Les ministres européens de l'Agriculture ont laborieusement dégagé un accord, tard mardi soir, pour réformer la Politique agricole commune (PAC), mais les ambitions initiales pour la rendre plus écologique et plus équitable ont été revues à la baisse.
Cet accord a été adopté par 25 des 27 Etats de l'UE, à l'exception de la Slovénie et de la Slovaquie, au terme de deux jours d'intenses négociations à Bruxelles.
Il ne reflète toutefois que la position du Conseil des ministres de l'UE sur ce dossier et sera discuté dès le mois d'avril avec la Commission et le Parlement européen, qui a de son côté approuvé son propre projet de réforme le 13 mars.
L'Irlande, qui assure la présidence semestrielle de l'UE, espère aboutir à un compromis avant la fin de son mandat, en juin, avec l'objectif d'une entrée en vigueur de la réforme en 2015.
"C'est un grand pas en avant. On va vers un accord sur la réforme de la PAC", a déclaré le ministre irlandais de l'Agriculture, Simon Coveney, lors d'une conférence de presse.
"Cela n'a pas été facile, des pays ayant différentes priorités", a-t-il ajouté, évoquant "la négociation politique la plus complexe" à laquelle il ait jamais participée.
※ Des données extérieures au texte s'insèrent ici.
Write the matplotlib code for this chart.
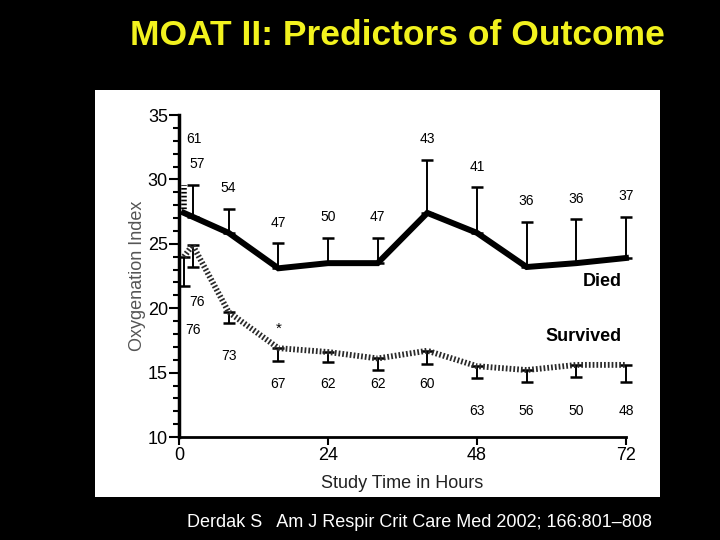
import matplotlib
matplotlib.use("Agg")
import matplotlib.pyplot as plt
from matplotlib.patches import Rectangle

plt.rcParams['font.family'] = ['Liberation Sans', 'DejaVu Sans']

# ---- data ----
hours = [0.8, 2.2, 8, 16, 24, 32, 40, 48, 56, 64, 72]
died_mean = [27.4, 27.1, 25.85, 23.1, 23.5, 23.5, 27.4, 25.85, 23.2, 23.5, 23.9]
died_upper = [29.6, 29.6, 27.7, 25.05, 25.45, 25.45, 31.5, 29.4, 26.7, 26.9, 27.1]
died_n = ["61", "57", "54", "47", "50", "47", "43", "41", "36", "36", "37"]

surv_mean = [24.0, 24.9, 19.7, 16.9, 16.6, 16.1, 16.7, 15.5, 15.2, 15.6, 15.6]
surv_lower = [21.7, 23.2, 18.85, 15.9, 15.8, 15.2, 15.65, 14.6, 14.3, 14.65, 14.3]
surv_n = ["76", "76", "73", "67", "62", "62", "60", "63", "56", "50", "48"]

x_ticks = [0, 24, 48, 72]
y_ticks = [10, 15, 20, 25, 30, 35]

title = "MOAT II: Predictors of Outcome"
citation = "Derdak S   Am J Respir Crit Care Med 2002; 166:801\u2013808"

# ---- figure ----
fig = plt.figure(figsize=(7.2, 5.4), dpi=100, facecolor="black")
fig.patches.append(Rectangle((0.132, 0.0796), 0.7847, 0.7537, transform=fig.transFigure,
                             facecolor="white", edgecolor="none", zorder=-5))
fig.text(0.552, 0.935, title, color="#F2F21E", fontsize=25.5, fontweight="bold",
         ha="center", va="center")
fig.text(0.583, 0.033, citation, color="white", fontsize=13, ha="center", va="center")

ax = fig.add_axes([0.2486, 0.1907, 0.6208, 0.5963])
ax.set_zorder(2)
ax.set_facecolor("none")
ax.set_xlim(0, 72)
ax.set_ylim(10, 35)
for s in ("top", "right"):
    ax.spines[s].set_visible(False)
ax.spines["left"].set_linewidth(2.5)
ax.spines["bottom"].set_linewidth(2)
ax.set_xticks(x_ticks)
ax.set_yticks(y_ticks)
ax.set_yticks([v for v in range(10, 36)], minor=True)
ax.tick_params(axis="y", which="major", length=7, width=1.5, labelsize=13, pad=1, direction="out")
ax.tick_params(axis="y", which="minor", length=4, width=1.5, direction="out")
ax.tick_params(axis="x", which="major", length=6, width=1.5, labelsize=13, pad=1, direction="out")
ax.set_ylabel("Oxygenation Index", fontsize=13, color="#555555", labelpad=1)
ax.set_xlabel("Study Time in Hours", fontsize=13, color="#222222", labelpad=8)

# Died: thick solid line with upward error bars
ax.plot(hours, died_mean, color="black", lw=4.3, solid_joinstyle="miter", clip_on=False, zorder=4)
d_err = [0] * len(hours), [u - m for u, m in zip(died_upper, died_mean)]
ax.errorbar(hours[1:], died_mean[1:], yerr=(d_err[0][1:], d_err[1][1:]), fmt="none",
            ecolor="black", elinewidth=1.4, capsize=4.5, capthick=1.8, clip_on=False, zorder=3)
ax.plot([hours[0], hours[0]], [died_mean[0], died_upper[0]], color="black", lw=4,
        linestyle=(0, (0.3, 0.4)), clip_on=False, zorder=3)

# Survived: hatched line with downward error bars
ax.plot(hours, surv_mean, color="#2a2a2a", lw=4.2, linestyle=(0, (0.3, 0.35)),
        clip_on=False, zorder=4)
s_err = [m - l for m, l in zip(surv_mean, surv_lower)], [0] * len(hours)
ax.errorbar(hours, surv_mean, yerr=s_err, fmt="none", ecolor="black", elinewidth=1.4,
            capsize=4.5, capthick=1.8, clip_on=False, zorder=3)

# n labels
died_dx = [1.6, 0.8] + [0] * (len(hours) - 2)
for i, (t, u, n) in enumerate(zip(hours, died_upper, died_n)):
    y = u + (3.5 if i == 0 else 1.6)
    ax.text(t + died_dx[i], y, n, ha="center", va="center", fontsize=10)

surv_dx = [2.1, 0.1] + [0] * (len(hours) - 2)
surv_label_y = [20.5, 18.3, 16.3, 14.1, 14.1, 14.1, 14.1, 12.0, 12.0, 12.0, 12.0]
for i, (t, y, n) in enumerate(zip(hours, surv_label_y, surv_n)):
    ax.text(t + surv_dx[i], y, n, ha="center", va="center", fontsize=10)

ax.text(16, 18.4, "*", ha="center", va="center", fontsize=11)
ax.text(71.3, 22.1, "Died", ha="right", va="center", fontsize=13, fontweight="bold")
ax.text(71.3, 17.8, "Survived", ha="right", va="center", fontsize=13, fontweight="bold")

fig.savefig("out.png", dpi=100, facecolor="black")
Si les ministres de l'Agriculture ont approuvé le principe de lier 30% des aides directes perçues par les agriculteurs au respect de certaines mesures vertes, ils ont prévu davantage de flexibilité et des exemptions aux règles sur le verdissement de la future PAC préconisées par la Commission européenne.
Dans son projet de réforme présenté en 2011, l'exécutif européen prône une diversification des cultures, le maintien de prairies permanentes et la mise en place de 7% de surfaces agricoles d'intérêt écologique. Ce dernier chiffre a été ramené à 5% par les Etats.
Les ministres n'ont pas abondé non plus dans le sens de la Commission qui souhaite rééquilibrer totalement les aides entre les agriculteurs au sein de chaque pays via un paiement uniforme à l'hectare dès 2019 (principe de "convergence interne"). Environ 80% des aides sont actuellement allouées aux plus grosses exploitations.
Divisés sur la question, les pays se sont finalement prononcés pour le maintien d'aides couplées à certaines productions afin de soutenir des secteurs en difficulté comme l'élevage laitier et la production de fruits et légumes. L'Allemagne était farouchement opposée à cette mesure, défendue notamment par la France, principale bénéficiaire de la PAC.
A la demande de Paris, les Etats auront la liberté de primer les premiers hectares de chaque exploitation agricole afin de favoriser les structures plus petites.
"Il y a des points dans votre approche générale que la Commission européenne ne peut pas accepter en l'état. Pour la convergence interne, l'ambition que vous avez mise sur la table n'est pas suffisante. Il est clair qu'il faudra aller plus loin", a prévenu le commissaire européen en charge du dossier, Dacian Ciolos, en s'adressant aux ministres.
"Il y a des choses qui ont bien avancé sur le verdissement, sur les zones d'intérêt écologique. Mais avec le texte que vous avez sur la table, le compte n'est pas encore là", a-t-il ajouté, tout en se réjouissant que les négociations sur la réforme de la PAC puissent désormais entrer dans leur "phase finale".
Le budget alloué à la PAC pour les sept prochaines années (2014-2020) a été réduit de 12%, à 373,2 milliards d'euros, mais l'agriculture reste le principal poste de dépenses de l'UE avec environ 38% du budget global.
Par ailleurs, l'accord prévoit de supprimer les quotas sucriers dès 2017, contre 2015 proposé par la Commission et 2020 par le Parlement, alors qu'approche la fin des quotas laitiers en 2015.